● **WHAT IS BEING ASKED**: Copy exactly the lines from the start of the material through the line with "fill=bryellow, minimum height=218pt]". Pictures stay out of the copy.

──────────────────────────────

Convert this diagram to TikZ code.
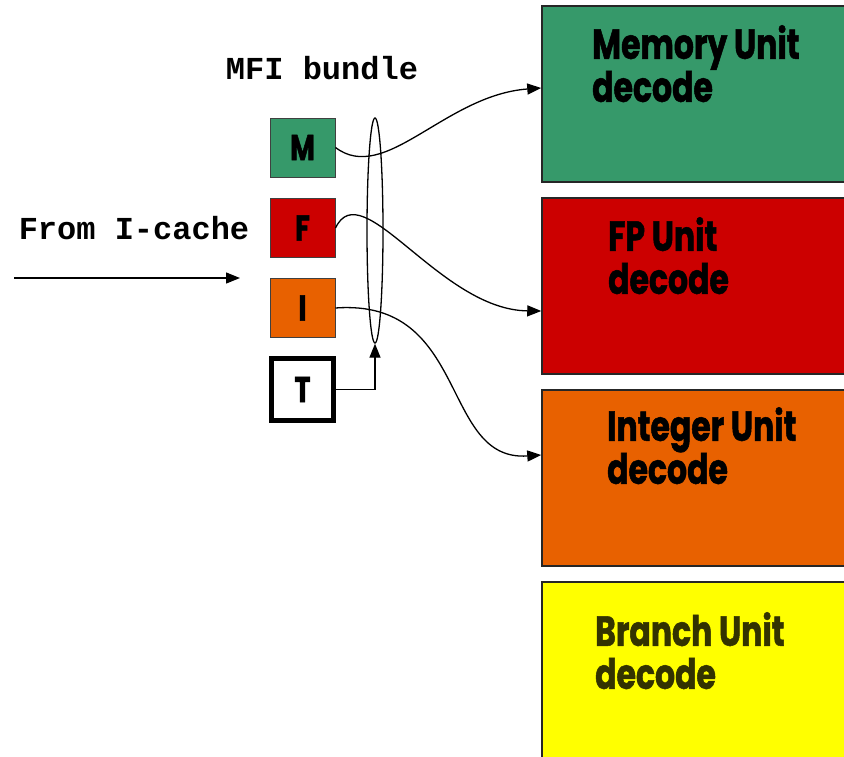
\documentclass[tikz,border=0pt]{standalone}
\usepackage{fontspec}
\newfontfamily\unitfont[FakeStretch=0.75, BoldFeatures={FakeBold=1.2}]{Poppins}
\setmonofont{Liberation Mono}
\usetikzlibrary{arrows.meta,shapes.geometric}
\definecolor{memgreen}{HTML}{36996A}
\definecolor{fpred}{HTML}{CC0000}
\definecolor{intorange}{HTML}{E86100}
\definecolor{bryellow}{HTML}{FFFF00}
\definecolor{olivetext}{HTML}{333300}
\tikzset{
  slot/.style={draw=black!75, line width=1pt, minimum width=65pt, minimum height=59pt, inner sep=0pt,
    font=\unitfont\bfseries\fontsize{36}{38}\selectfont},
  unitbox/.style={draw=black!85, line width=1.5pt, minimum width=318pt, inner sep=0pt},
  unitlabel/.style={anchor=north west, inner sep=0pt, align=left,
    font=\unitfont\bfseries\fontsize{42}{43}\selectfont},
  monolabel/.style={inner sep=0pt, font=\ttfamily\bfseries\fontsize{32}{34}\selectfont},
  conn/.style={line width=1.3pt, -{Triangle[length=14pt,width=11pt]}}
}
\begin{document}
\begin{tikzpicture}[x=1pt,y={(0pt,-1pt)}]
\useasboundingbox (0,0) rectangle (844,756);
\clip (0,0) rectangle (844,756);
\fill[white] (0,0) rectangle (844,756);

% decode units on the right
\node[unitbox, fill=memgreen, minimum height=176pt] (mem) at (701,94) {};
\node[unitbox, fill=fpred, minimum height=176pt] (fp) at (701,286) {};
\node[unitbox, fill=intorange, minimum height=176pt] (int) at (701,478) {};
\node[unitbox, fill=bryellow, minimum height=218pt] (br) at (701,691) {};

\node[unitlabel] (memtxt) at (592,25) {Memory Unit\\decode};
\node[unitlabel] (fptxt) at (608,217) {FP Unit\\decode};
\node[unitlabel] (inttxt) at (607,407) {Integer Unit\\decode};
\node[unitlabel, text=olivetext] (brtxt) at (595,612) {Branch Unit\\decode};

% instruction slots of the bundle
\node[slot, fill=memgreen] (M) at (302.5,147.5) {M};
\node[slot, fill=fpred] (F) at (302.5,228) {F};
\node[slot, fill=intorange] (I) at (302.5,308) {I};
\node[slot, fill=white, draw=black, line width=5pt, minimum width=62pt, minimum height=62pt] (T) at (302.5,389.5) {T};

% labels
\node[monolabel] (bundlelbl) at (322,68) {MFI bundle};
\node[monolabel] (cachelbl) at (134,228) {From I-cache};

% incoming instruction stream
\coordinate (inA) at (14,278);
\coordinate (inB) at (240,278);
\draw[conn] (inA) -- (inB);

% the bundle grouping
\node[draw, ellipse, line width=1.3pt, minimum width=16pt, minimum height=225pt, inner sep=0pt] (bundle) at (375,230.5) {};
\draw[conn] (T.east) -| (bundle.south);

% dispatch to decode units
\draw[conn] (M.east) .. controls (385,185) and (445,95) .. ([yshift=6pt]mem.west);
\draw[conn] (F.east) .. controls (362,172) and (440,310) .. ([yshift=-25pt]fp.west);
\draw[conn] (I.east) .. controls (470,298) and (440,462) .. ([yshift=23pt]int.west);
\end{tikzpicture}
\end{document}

──────────────────────────────

● **CORRECT ANSWER**:
Convert this diagram to TikZ code.
\documentclass[tikz,border=0pt]{standalone}
\usepackage{fontspec}
\newfontfamily\unitfont[FakeStretch=0.75, BoldFeatures={FakeBold=1.2}]{Poppins}
\setmonofont{Liberation Mono}
\usetikzlibrary{arrows.meta,shapes.geometric}
\definecolor{memgreen}{HTML}{36996A}
\definecolor{fpred}{HTML}{CC0000}
\definecolor{intorange}{HTML}{E86100}
\definecolor{bryellow}{HTML}{FFFF00}
\definecolor{olivetext}{HTML}{333300}
\tikzset{
  slot/.style={draw=black!75, line width=1pt, minimum width=65pt, minimum height=59pt, inner sep=0pt,
    font=\unitfont\bfseries\fontsize{36}{38}\selectfont},
  unitbox/.style={draw=black!85, line width=1.5pt, minimum width=318pt, inner sep=0pt},
  unitlabel/.style={anchor=north west, inner sep=0pt, align=left,
    font=\unitfont\bfseries\fontsize{42}{43}\selectfont},
  monolabel/.style={inner sep=0pt, font=\ttfamily\bfseries\fontsize{32}{34}\selectfont},
  conn/.style={line width=1.3pt, -{Triangle[length=14pt,width=11pt]}}
}
\begin{document}
\begin{tikzpicture}[x=1pt,y={(0pt,-1pt)}]
\useasboundingbox (0,0) rectangle (844,756);
\clip (0,0) rectangle (844,756);
\fill[white] (0,0) rectangle (844,756);

% decode units on the right
\node[unitbox, fill=memgreen, minimum height=176pt] (mem) at (701,94) {};
\node[unitbox, fill=fpred, minimum height=176pt] (fp) at (701,286) {};
\node[unitbox, fill=intorange, minimum height=176pt] (int) at (701,478) {};
\node[unitbox, fill=bryellow, minimum height=218pt] (br) at (701,691) {};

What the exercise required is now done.